Ante la polémica desatada por el proyecto de Ley de Seguridad Interior, me parece conveniente formular algunas reflexiones adicionales. El proyecto de Ley requiere, tal vez, algunas acotaciones, pero es indispensable promulgarla.
Es preciso reconocer que estamos inmersos en una realidad social marcada por la violencia criminal, en parte provocada por enfrentamientos entre bandas criminales relacionadas con el narcotráfico, pero también originada por la clara incompetencia de los órganos policiales locales, encargados de perseguir delitos del fuero común, tales como extorsión, secuestro, asaltos a mano armada, homicidios, robos de autos, de casas habitación y callejeros, etc.
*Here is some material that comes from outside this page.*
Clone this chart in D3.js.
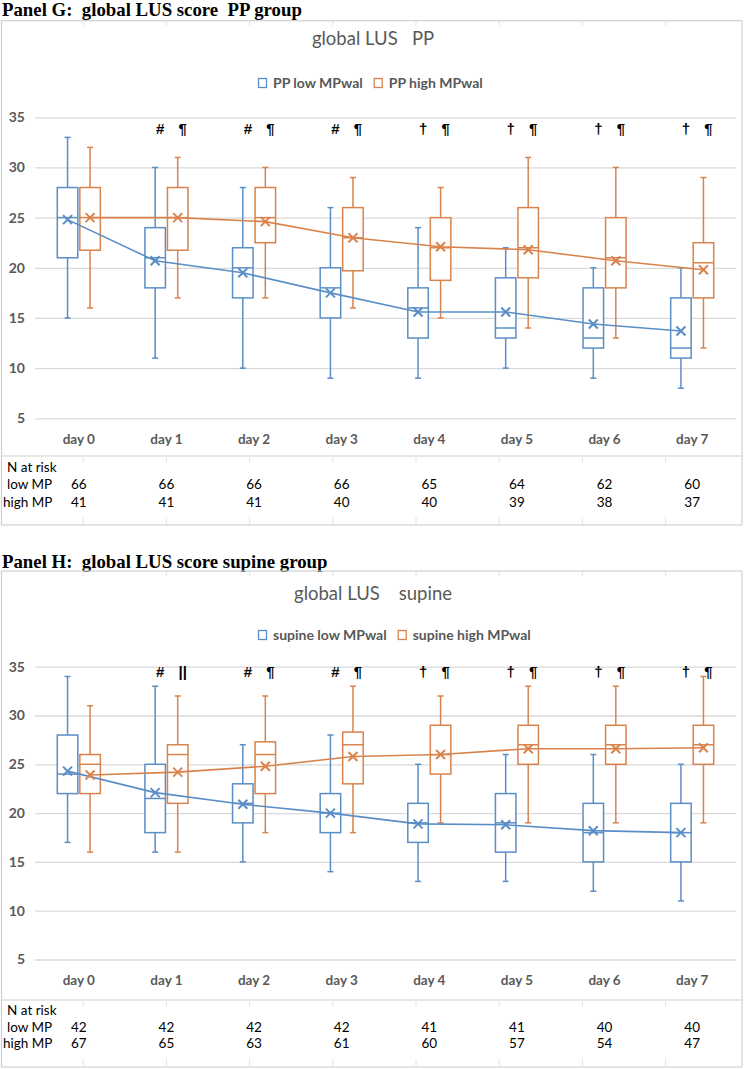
<!DOCTYPE html>
<html><head><meta charset="utf-8">
<script src="https://cdn.jsdelivr.net/npm/d3@7"></script>
<style>
body{margin:0;background:#fff;}
svg{display:block;}
</style></head><body>
<svg id="chart" width="750" height="1069"></svg>
<script>
// ---------- data ----------
const days = ["day 0","day 1","day 2","day 3","day 4","day 5","day 6","day 7"];
const yTicks = [5,10,15,20,25,30,35];
const tableRowLabels = ["N at risk","low MP","high MP"];

// Panel G (PP group)
const ppLowMin   = [15,11,10, 9, 9,10, 9, 8];
const ppLowQ1    = [21,18,17,15,13,13,12,11];
const ppLowMed   = [25,21,20,18,16,14,13,12];
const ppLowQ3    = [28,24,22,20,18,19,18,17];
const ppLowMax   = [33,30,28,26,24,22,20,20];
const ppLowMean  = [24.8,20.7,19.5,17.5,15.6,15.6,14.4,13.7];

const ppHighMin  = [16,17,17,16,15,14,13,12];
const ppHighQ1   = [21.75,21.75,22.5,19.7,18.75,19,18,17];
const ppHighMed  = [25,25,25,23,22,22,21,20.5];
const ppHighQ3   = [28,28,28,26,25,26,25,22.5];
const ppHighMax  = [32,31,30,29,28,31,30,29];
const ppHighMean = [25,25,24.6,23,22.1,21.8,20.7,19.8];

const ppMarkLow  = ["","#","#","#","\u2020","\u2020","\u2020","\u2020"];
const ppMarkHigh = ["","\u00b6","\u00b6","\u00b6","\u00b6","\u00b6","\u00b6","\u00b6"];
const ppNLow  = [66,66,66,66,65,64,62,60];
const ppNHigh = [41,41,41,40,40,39,38,37];

// Panel H (supine group)
const supLowMin   = [17,16,15,14,13,13,12,11];
const supLowQ1    = [22,18,19,18,17,16,15,15];
const supLowMed   = [24,21.5,21,20,19,19,18,18];
const supLowQ3    = [28,25,23,22,21,22,21,21];
const supLowMax   = [34,33,27,28,25,26,26,25];
const supLowMean  = [24.3,22.1,20.9,20,18.9,18.8,18.2,18];

const supHighMin  = [16,16,18,18,19,19,19,19];
const supHighQ1   = [22,21,22,23,24,25,25,25];
const supHighMed  = [25,26,26,27,26,27,27,27];
const supHighQ3   = [26,27,27.3,28.3,29,29,29,29];
const supHighMax  = [31,32,32,33,32,33,33,34];
const supHighMean = [23.9,24.2,24.8,25.8,26,26.6,26.6,26.7];

const supMarkLow  = ["","#","#","#","\u2020","\u2020","\u2020","\u2020"];
const supMarkHigh = ["","||","\u00b6","\u00b6","\u00b6","\u00b6","\u00b6","\u00b6"];
const supNLow  = [42,42,42,42,41,41,40,40];
const supNHigh = [67,65,63,61,60,57,54,47];

// ---------- drawing ----------
const svg = d3.select("#chart");
const BLUE = "#5b8ec6", ORANGE = "#d9834c", GRID = "#d9d9d9", FRAME = "#d0d0d0", TXT = "#595959";
const FONT = "Lato, 'Open Sans', sans-serif";

function series(key, color, name, min, q1, med, q3, max, mean, marks) {
  return {key, color, name, marks,
    rows: days.map((d,i) => ({day:d, min:min[i], q1:q1[i], med:med[i], q3:q3[i], max:max[i], mean:mean[i], mark:marks[i]}))};
}

const panels = [
  {label:"Panel G:  global LUS score  PP group", title:"global LUS   PP",
   labelY:15.5, top:20.7, tableLine:456, bottom:525, yRange:[418.3,117.3],
   titleY:45, legendY:83, legendX:258, markY:134, rowY:[472,489,507],
   series:[series("low",BLUE,"PP low MPwal",ppLowMin,ppLowQ1,ppLowMed,ppLowQ3,ppLowMax,ppLowMean,ppMarkLow),
           series("high",ORANGE,"PP high MPwal",ppHighMin,ppHighQ1,ppHighMed,ppHighQ3,ppHighMax,ppHighMean,ppMarkHigh)],
   nLow:ppNLow, nHigh:ppNHigh},
  {label:"Panel H:  global LUS score supine group", title:"global LUS    supine",
   labelY:567.5, top:571, tableLine:1000, bottom:1067, yRange:[959.5,666.7],
   titleY:600, legendY:635, legendX:258, markY:677, rowY:[1015,1032,1048],
   series:[series("low",BLUE,"supine low MPwal",supLowMin,supLowQ1,supLowMed,supLowQ3,supLowMax,supLowMean,supMarkLow),
           series("high",ORANGE,"supine high MPwal",supHighMin,supHighQ1,supHighMed,supHighQ3,supHighMax,supHighMean,supMarkHigh)],
   nLow:supNLow, nHigh:supNHigh}
];

const x = d3.scaleBand().domain(days).range([35,736]);
const xi = d3.scaleBand().domain(["low","high"]).range([0,x.bandwidth()]).paddingInner(0.09).paddingOuter(0.99);
const cell = d3.scaleLinear().domain([0,1]).range([0,83.2]);

panels.forEach(p => {
  const g = svg.append("g");
  const y = d3.scaleLinear().domain([5,35]).range(p.yRange);

  // panel label
  g.append("text").attr("x",2).attr("y",p.labelY).text(p.label)
    .attr("font-family","'Liberation Serif', 'Times New Roman', serif")
    .attr("font-weight","bold").attr("font-size",18.8).attr("fill","#000")
    .style("white-space","pre").attr("xml:space","preserve");

  // frame + table line
  g.append("rect").attr("x",1.5).attr("y",p.top).attr("width",740.5).attr("height",p.bottom-p.top)
    .attr("fill","none").attr("stroke",FRAME).attr("stroke-width",1.2);
  g.append("line").attr("x1",1.5).attr("x2",742).attr("y1",p.tableLine).attr("y2",p.tableLine)
    .attr("stroke",FRAME).attr("stroke-width",1.2);
  const cellIdx = d3.range(1,9);
  [[p.top,p.top+5],[p.tableLine,p.tableLine+6],[p.bottom-8,p.bottom]].forEach(([a,b]) => {
    g.append("g").selectAll("line").data(cellIdx).join("line")
      .attr("x1",d=>cell(d)).attr("x2",d=>cell(d)).attr("y1",a).attr("y2",b)
      .attr("stroke","#e2e2e2").attr("stroke-width",1);
  });

  // grid
  const grid = g.append("g").attr("transform","translate(35,0)")
    .call(d3.axisLeft(y).tickValues(yTicks).tickSize(-701).tickFormat(""));
  grid.select(".domain").remove();
  grid.selectAll("line").attr("stroke",GRID).attr("stroke-width",1.3);

  // y labels
  const ya = g.append("g").attr("transform","translate(35,0)")
    .call(d3.axisLeft(y).tickValues(yTicks).tickSize(0).tickPadding(10));
  ya.select(".domain").remove();
  ya.selectAll("text").attr("font-family",FONT).attr("font-size",14).attr("font-weight","bold").attr("fill",TXT);

  // x labels
  const xa = g.append("g").attr("transform",`translate(0,${y(5)})`)
    .call(d3.axisBottom(x).tickSize(0).tickPadding(16));
  xa.select(".domain").remove();
  xa.selectAll("text").attr("font-family",FONT).attr("font-size",13.5).attr("font-weight","bold").attr("fill",TXT);

  // boxes
  const bw = xi.bandwidth();
  p.series.forEach(s => {
    const cx = d => x(d.day) + xi(s.key) + bw/2;
    const sg = g.append("g").attr("stroke",s.color).attr("fill","none").attr("stroke-width",1.5);
    sg.selectAll(".wt").data(s.rows).join("line").attr("x1",cx).attr("x2",cx).attr("y1",d=>y(d.max)).attr("y2",d=>y(d.q3));
    sg.selectAll(".wb").data(s.rows).join("line").attr("x1",cx).attr("x2",cx).attr("y1",d=>y(d.q1)).attr("y2",d=>y(d.min));
    sg.selectAll(".ct").data(s.rows).join("line").attr("x1",d=>cx(d)-3).attr("x2",d=>cx(d)+3).attr("y1",d=>y(d.max)).attr("y2",d=>y(d.max));
    sg.selectAll(".cb").data(s.rows).join("line").attr("x1",d=>cx(d)-3).attr("x2",d=>cx(d)+3).attr("y1",d=>y(d.min)).attr("y2",d=>y(d.min));
    sg.selectAll(".bx").data(s.rows).join("rect").attr("x",d=>cx(d)-bw/2).attr("width",bw)
      .attr("y",d=>y(d.q3)).attr("height",d=>y(d.q1)-y(d.q3)).attr("fill","#fff");
    sg.selectAll(".md").data(s.rows).join("line").attr("x1",d=>cx(d)-bw/2).attr("x2",d=>cx(d)+bw/2)
      .attr("y1",d=>y(d.med)).attr("y2",d=>y(d.med));
  });
  // mean lines + markers
  p.series.forEach(s => {
    const cx = d => x(d.day) + xi(s.key) + bw/2;
    g.append("path").datum(s.rows)
      .attr("d",d3.line().x(cx).y(d=>y(d.mean)))
      .attr("fill","none").attr("stroke",s.color).attr("stroke-width",1.6);
    const m = g.append("g").attr("stroke",s.color).attr("stroke-width",2);
    const r = 4.5;
    m.selectAll(".m1").data(s.rows).join("line").attr("x1",d=>cx(d)-r).attr("x2",d=>cx(d)+r).attr("y1",d=>y(d.mean)-r).attr("y2",d=>y(d.mean)+r);
    m.selectAll(".m2").data(s.rows).join("line").attr("x1",d=>cx(d)-r).attr("x2",d=>cx(d)+r).attr("y1",d=>y(d.mean)+r).attr("y2",d=>y(d.mean)-r);
    // significance marks
    g.append("g").selectAll("text").data(s.rows).join("text")
      .attr("x",d=>cx(d)+5).attr("y",p.markY).attr("text-anchor","middle")
      .attr("font-family","'Liberation Sans', 'DejaVu Sans', sans-serif").attr("font-weight","bold")
      .attr("font-size",15).attr("fill","#000")
      .text(d=>d.mark);
  });

  // title
  g.append("text").attr("x",373).attr("y",p.titleY).attr("text-anchor","middle")
    .attr("font-family",FONT).attr("font-size",18.5).attr("fill",TXT)
    .style("white-space","pre").attr("xml:space","preserve").text(p.title);

  // legend
  let lx = p.legendX;
  p.series.forEach(s => {
    g.append("rect").attr("x",lx+0.5).attr("y",p.legendY-4.5).attr("width",8).attr("height",9)
      .attr("fill","#fff").attr("stroke",s.color).attr("stroke-width",1.3);
    const t = g.append("text").attr("x",lx+15).attr("y",p.legendY+5)
      .attr("font-family",FONT).attr("font-size",14).attr("font-weight","bold").attr("fill",TXT).text(s.name);
    lx = lx + 15 + t.node().getComputedTextLength() + 11;
  });

  // N at risk table
  const tf = {family:FONT, size:13.5};
  tableRowLabels.forEach((lab,i) => {
    g.append("text").attr("x",i===2?3:7).attr("y",p.rowY[i]).attr("font-family",tf.family)
      .attr("font-size",tf.size).attr("fill","#000").text(lab);
  });
  [[p.nLow,1],[p.nHigh,2]].forEach(([arr,ri]) => {
    g.append("g").selectAll("text").data(arr).join("text")
      .attr("x",(d,i)=>x(days[i])+x.bandwidth()/2).attr("y",p.rowY[ri]).attr("text-anchor","middle")
      .attr("font-family",tf.family).attr("font-size",tf.size).attr("fill","#000").text(d=>d);
  });
});
</script>
</body></html>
La conjunción de ambos fenómenos arroja como saldo el altísimo índice de criminalidad imperante.
Ante la manifiesta incapacidad de las policías municipales y ministeriales bajo la dirección de los gobiernos estatales, son los gobernadores quienes solicitan la presencia de las fuerzas federales. Los soldados y marinos no están en las calles por iniciativa propia, sino por instrucciones del presidente de la República en respuesta a las solicitudes de los gobernadores confesos de su incapacidad para contener las actividades delictivas de las bandas criminales. Como lo expliqué en la colaboración anterior, impera una infame contradicción política. De un lado, los diputados opuestos al gobierno se pronuncian en contra del involucramiento de las fuerzas armadas en el combate al crimen; y de otro, los gobernadores de la misma corriente política reclaman el auxilio de los militares en sus jurisdicciones.
Cierto es que los soldados y los marinos no están preparados para hacer labores policiales. Improvisan, cometen errores y, a menudo, excesos originados por la rigidez de la disciplina militar que suelen producir reacciones adversas en una sociedad como la nuestra, proclive a la desobediencia civil. Estos hechos han dado lugar a reclamaciones, a veces elevadas a instancias internacionales.
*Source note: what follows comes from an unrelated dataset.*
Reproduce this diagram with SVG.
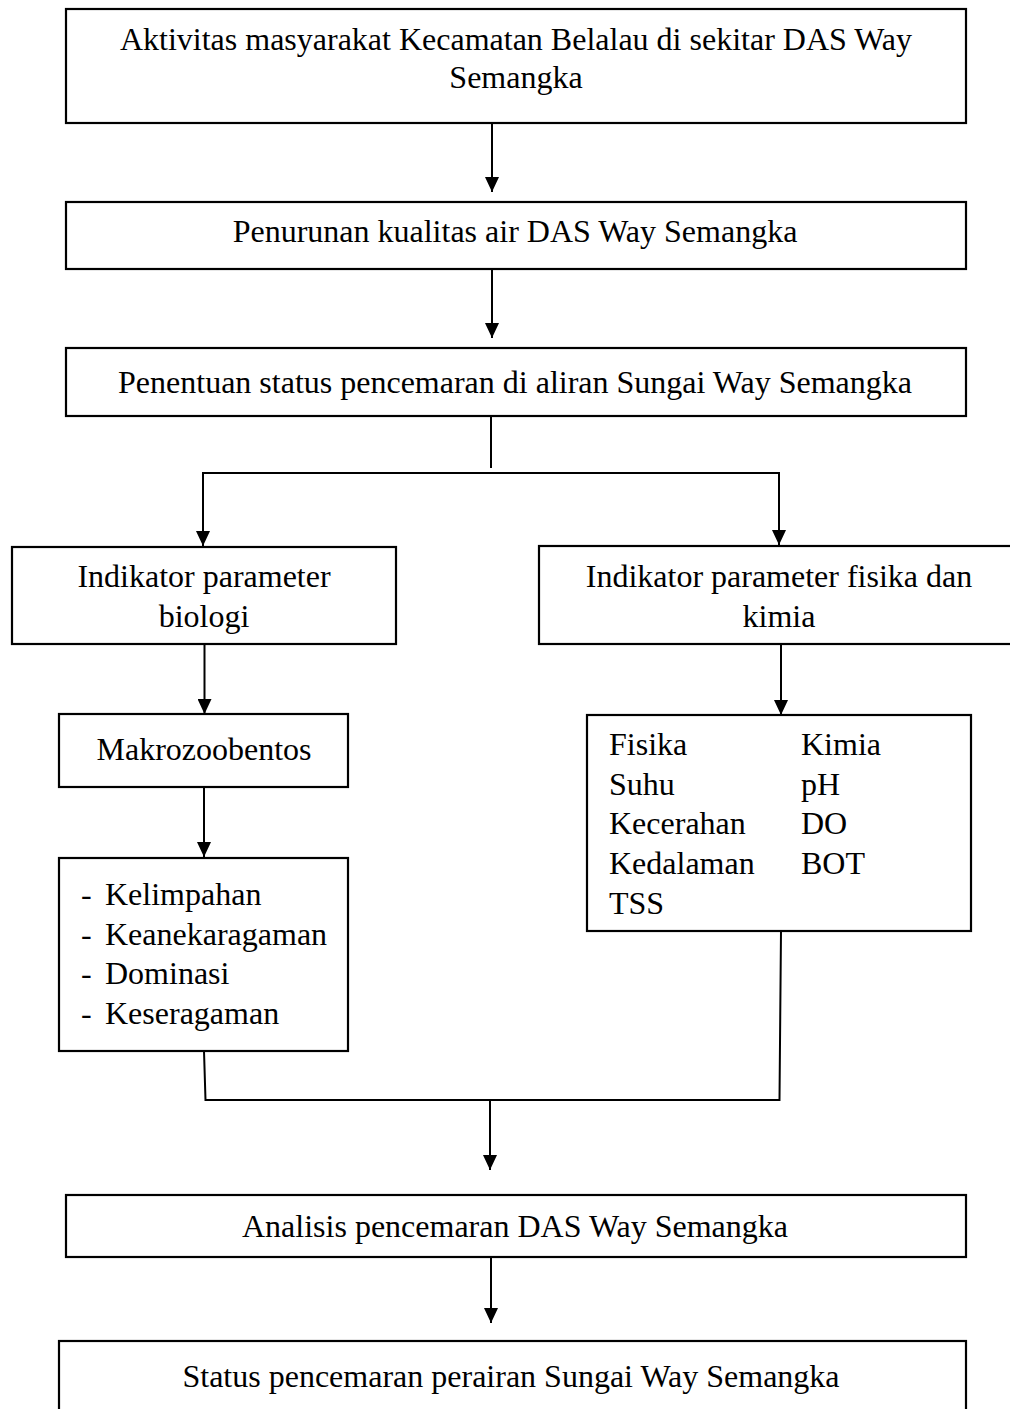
<svg xmlns="http://www.w3.org/2000/svg" width="1010" height="1409" viewBox="0 0 1010 1409">
<style>
.box{fill:#fff;stroke:#000;stroke-width:2.2}
.t{font-family:"Liberation Serif","Times New Roman",serif;font-size:32px;fill:#000}
.c{text-anchor:middle}
.ln{fill:none;stroke:#000;stroke-width:2}
</style>
<defs>
<marker id="ah" markerUnits="userSpaceOnUse" markerWidth="15" markerHeight="14" refX="15" refY="7" orient="auto">
<path d="M0,0 L15,7 L0,14 z" fill="#000"/>
</marker>
</defs>
<rect width="1010" height="1409" fill="#fff"/>
<g id="connectors">
<line class="ln" x1="492" y1="123" x2="492" y2="192" marker-end="url(#ah)"/>
<line class="ln" x1="492" y1="269" x2="492" y2="338" marker-end="url(#ah)"/>
<line class="ln" x1="491" y1="416" x2="491" y2="468"/>
<line class="ln" x1="202" y1="473" x2="780" y2="473"/>
<line class="ln" x1="203" y1="473" x2="203" y2="546" marker-end="url(#ah)"/>
<line class="ln" x1="779" y1="473" x2="779" y2="545" marker-end="url(#ah)"/>
<line class="ln" x1="204.5" y1="644" x2="204.5" y2="714" marker-end="url(#ah)"/>
<line class="ln" x1="781" y1="644" x2="781" y2="715" marker-end="url(#ah)"/>
<line class="ln" x1="204" y1="787" x2="204" y2="857" marker-end="url(#ah)"/>
<polyline class="ln" points="204,1051 205.5,1100 779.5,1100 781,931"/>
<line class="ln" x1="490" y1="1100" x2="490" y2="1170" marker-end="url(#ah)"/>
<line class="ln" x1="491" y1="1257" x2="491" y2="1323" marker-end="url(#ah)"/>
</g>
<g id="n1">
<rect class="box" x="66" y="9" width="900" height="114"/>
<text class="t c" x="516" y="50">Aktivitas masyarakat Kecamatan Belalau di sekitar DAS Way</text>
<text class="t c" x="516" y="88">Semangka</text>
</g>
<g id="n2">
<rect class="box" x="66" y="202" width="900" height="67"/>
<text class="t c" x="515" y="242">Penurunan kualitas air DAS Way Semangka</text>
</g>
<g id="n3">
<rect class="box" x="66" y="348" width="900" height="68"/>
<text class="t c" x="515" y="393">Penentuan status pencemaran di aliran Sungai Way Semangka</text>
</g>
<g id="n4">
<rect class="box" x="12" y="547" width="384" height="97"/>
<text class="t c" x="204" y="587">Indikator parameter</text>
<text class="t c" x="204" y="627">biologi</text>
</g>
<g id="n5">
<rect class="box" x="539" y="546" width="480" height="98"/>
<text class="t c" x="779" y="587">Indikator parameter fisika dan</text>
<text class="t c" x="779" y="627">kimia</text>
</g>
<g id="n6">
<rect class="box" x="59" y="714" width="289" height="73"/>
<text class="t c" x="204" y="760">Makrozoobentos</text>
</g>
<g id="n7">
<rect class="box" x="59" y="858" width="289" height="193"/>
<text class="t" x="81" y="905">-</text><text class="t" x="105" y="905">Kelimpahan</text>
<text class="t" x="81" y="945">-</text><text class="t" x="105" y="945">Keanekaragaman</text>
<text class="t" x="81" y="984">-</text><text class="t" x="105" y="984">Dominasi</text>
<text class="t" x="81" y="1024">-</text><text class="t" x="105" y="1024">Keseragaman</text>
</g>
<g id="n8">
<rect class="box" x="587" y="715" width="384" height="216"/>
<text class="t" x="609" y="755">Fisika</text><text class="t" x="801" y="755">Kimia</text>
<text class="t" x="609" y="795">Suhu</text><text class="t" x="801" y="795">pH</text>
<text class="t" x="609" y="834">Kecerahan</text><text class="t" x="801" y="834">DO</text>
<text class="t" x="609" y="874">Kedalaman</text><text class="t" x="801" y="874">BOT</text>
<text class="t" x="609" y="914">TSS</text>
</g>
<g id="n9">
<rect class="box" x="66" y="1195" width="900" height="62"/>
<text class="t c" x="515" y="1237">Analisis pencemaran DAS Way Semangka</text>
</g>
<g id="n10">
<rect class="box" x="59" y="1341" width="907" height="90"/>
<text class="t c" x="511" y="1387">Status pencemaran perairan Sungai Way Semangka</text>
</g>
</svg>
Precisamente, el proyecto de Ley en comento tiene la finalidad de definir las condiciones y prácticas de los cuerpos militares cuando desempeñen funciones de vigilancia policiaca. Si bien, existe el temor de que, conforme a la tradición mexicana, lo transitorio se vuelva permanente, está en nuestras manos la obligación de exigir la conformación de una policía profesional que permita regresar a los militares a los cuarteles. La existencia misma del Estado Nacional está en peligro.
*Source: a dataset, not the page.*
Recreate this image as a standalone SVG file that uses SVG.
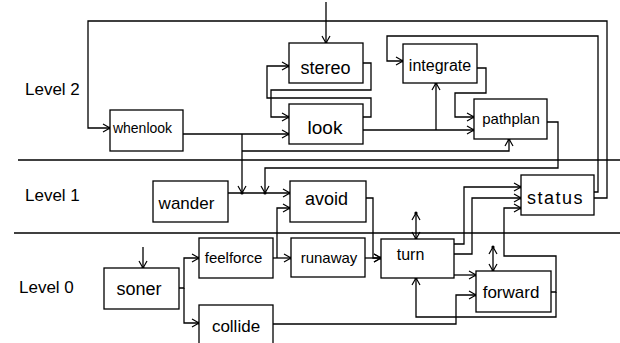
<svg xmlns="http://www.w3.org/2000/svg" width="620" height="343" viewBox="0 0 620 343">
<style>
.box{fill:#fff;stroke:#000;stroke-width:1.3}
.lbl{font-family:"Liberation Sans",Arial,sans-serif;fill:#000;text-anchor:middle}
.lvl{font-family:"Liberation Sans",Arial,sans-serif;fill:#000;font-size:17px}
.c{fill:none;stroke:#000;stroke-width:1.3}
.a{marker-end:url(#ah)}
.d{marker-start:url(#ah);marker-end:url(#ah)}
</style>
<defs>
<marker id="ah" viewBox="-9 -6 11 12" refX="0" refY="0" markerWidth="11" markerHeight="12" markerUnits="userSpaceOnUse" orient="auto-start-reverse">
<path d="M-7,-4 L0,0 L-7,4" fill="none" stroke="#000" stroke-width="1.2"/>
<circle cx="0" cy="0" r="1.6" fill="#000"/>
</marker>
</defs>
<rect width="620" height="343" fill="#fff"/>
<g id="dividers" stroke="#000" stroke-width="1.3">
<line x1="18" y1="160" x2="620" y2="160"/>
<line x1="14" y1="233" x2="620" y2="233"/>
</g>
<g id="levels">
<text class="lvl" x="25" y="95">Level 2</text>
<text class="lvl" x="25" y="201">Level 1</text>
<text class="lvl" x="19" y="293">Level 0</text>
</g>
<g id="connectors">
<path class="c a" d="M326,2 V43"/>
<path class="c a" d="M594,198 H607 V21 H88 V128 H110"/>
<path class="c a" d="M594,192 H598 V36 H387 V61 H403"/>
<path class="c a" d="M363,63 H371 V90 H271 V117 H289"/>
<path class="c a" d="M363,117 H371 V98 H267 V66 H289"/>
<path class="c a" d="M183,134 H289"/>
<path class="c a" d="M242,134 V193"/>
<path class="c a" d="M242,151 H509 V139"/>
<path class="c a" d="M363,130 H474"/>
<path class="c a" d="M436,130 V83"/>
<path class="c a" d="M477,68 H486 V93 H455 V117 H474"/>
<path class="c a" d="M547,122 H558 V168 H265 V193"/>
<path class="c a" d="M228,193 H290"/>
<path class="c a" d="M273,258 H291"/>
<path class="c a" d="M277,258 V208 H290"/>
<path class="c a" d="M366,198 H373 V258 H381"/>
<path class="c a" d="M365,258 H381"/>
<path class="c d" d="M416,213 V239"/>
<path class="c a" d="M454,244 H464 V187 H521"/>
<path class="c a" d="M454,254 H472 V198 H521"/>
<path class="c a" d="M551,292 H556 V256 H504 V208 H521"/>
<path class="c a" d="M556,292 V317 H416 V278"/>
<path class="c a" d="M454,275 H476"/>
<path class="c a" d="M273,324 H456 V295 H476"/>
<path class="c d" d="M493,247 V271"/>
<path class="c a" d="M143,247 V268"/>
<path class="c a" d="M179,288 H184 V258 H199"/>
<path class="c a" d="M184,288 V323 H199"/>
</g>
<g id="stereo"><rect class="box" x="289" y="43" width="74" height="40"/><text class="lbl" x="325.5" y="74" font-size="18">stereo</text></g>
<g id="look"><rect class="box" x="289" y="104" width="74" height="40"/><text class="lbl" x="325" y="134" font-size="19">look</text></g>
<g id="integrate"><rect class="box" x="403" y="44" width="74" height="39"/><text class="lbl" x="440" y="71" font-size="16">integrate</text></g>
<g id="pathplan"><rect class="box" x="474" y="99" width="73" height="40"/><text class="lbl" x="511" y="124" font-size="15">pathplan</text></g>
<g id="whenlook"><rect class="box" x="110" y="110" width="73" height="41"/><text class="lbl" x="142.5" y="133" font-size="14">whenlook</text></g>
<g id="wander"><rect class="box" x="153" y="181" width="75" height="41"/><text class="lbl" x="186.5" y="209" font-size="17">wander</text></g>
<g id="avoid"><rect class="box" x="290" y="181" width="76" height="41"/><text class="lbl" x="326.5" y="205" font-size="18">avoid</text></g>
<g id="status"><rect class="box" x="521" y="175" width="73" height="40"/><text class="lbl" x="555.5" y="204" font-size="18" letter-spacing="1.5">status</text></g>
<g id="feelforce"><rect class="box" x="199" y="238" width="74" height="40"/><text class="lbl" x="233.5" y="263" font-size="15">feelforce</text></g>
<g id="runaway"><rect class="box" x="291" y="238" width="74" height="39"/><text class="lbl" x="329" y="263" font-size="15">runaway</text></g>
<g id="turn"><rect class="box" x="381" y="239" width="73" height="39"/><text class="lbl" x="410.5" y="260" font-size="16">turn</text></g>
<g id="forward"><rect class="box" x="476" y="271" width="75" height="41"/><text class="lbl" x="511" y="298" font-size="17">forward</text></g>
<g id="soner"><rect class="box" x="104" y="268" width="75" height="41"/><text class="lbl" x="139" y="295" font-size="18">soner</text></g>
<g id="collide"><rect class="box" x="199" y="305" width="74" height="45"/><text class="lbl" x="236" y="332" font-size="17">collide</text></g>
</svg>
Es demanda legítima de la sociedad crear un nuevo sistema policial en toda la República, profesionalizado, provisto de elementos materiales y científicos para la investigación. Es un reclamo social que rebasa las disputas partidistas. No es posible defender a las policías municipales y ministeriales del presente, integradas por personas incapaces, víctimas del abuso de los mandos superiores, inmiscuidas en operaciones ilícitas, con niveles deplorables de preparación, ignorantes de las prácticas más elementales de investigación, especialistas en obtener confesiones mediante torturas. ¿Es confiable un policía que debe comprar su propio uniforme y es obligado a entregarle dinero a sus superiores obtenido mediante extorsión a los ciudadanos? ¿Es aceptable que los gobernadores desvíen de su destino los fondos federales asignados al mejoramiento policial, a costa de la seguridad de sus gobernados? ¿Es patriótico ocultar la inminencia de un estado fallido que obligará a la suspensión de garantías o esperar a que tropas extranjeras ingresen en territorio nacional para pacificar al país?
Estamos inmersos en una situación en extremo crítica. Reglamentemos la concurrencia militar en las calles como una medida transitoria y, al mismo tiempo, exijamos un plan de reestructuración policial a escala nacional.
Pronto darán inicio las campañas políticas. No nos confundamos: el ejercicio de la autoridad en el combate a la criminalidad no significa autoritarismo ni es una amenaza para la democracia. Es el desorden y la anarquía reinantes los causantes del desprestigio de las prácticas democráticas. Requerimos un gobierno capaz de contener y combatir la ola de violencia criminal que nos abate. Más allá de toda retórica proselitista, quienes aspiren a ocupar el cargo de presidente de la República están en la obligación de informarnos de sus planes en materia de seguridad para la sociedad. No nos dejemos engañar con insustancial fraseología retórica, disfraz del engaño; reclamemos compromisos concretos y claridad en los proyectos conducentes a crear un nuevo, eficaz y profesional sistema policial nacional, responsable de la prevención, persecución e investigación de los delitos.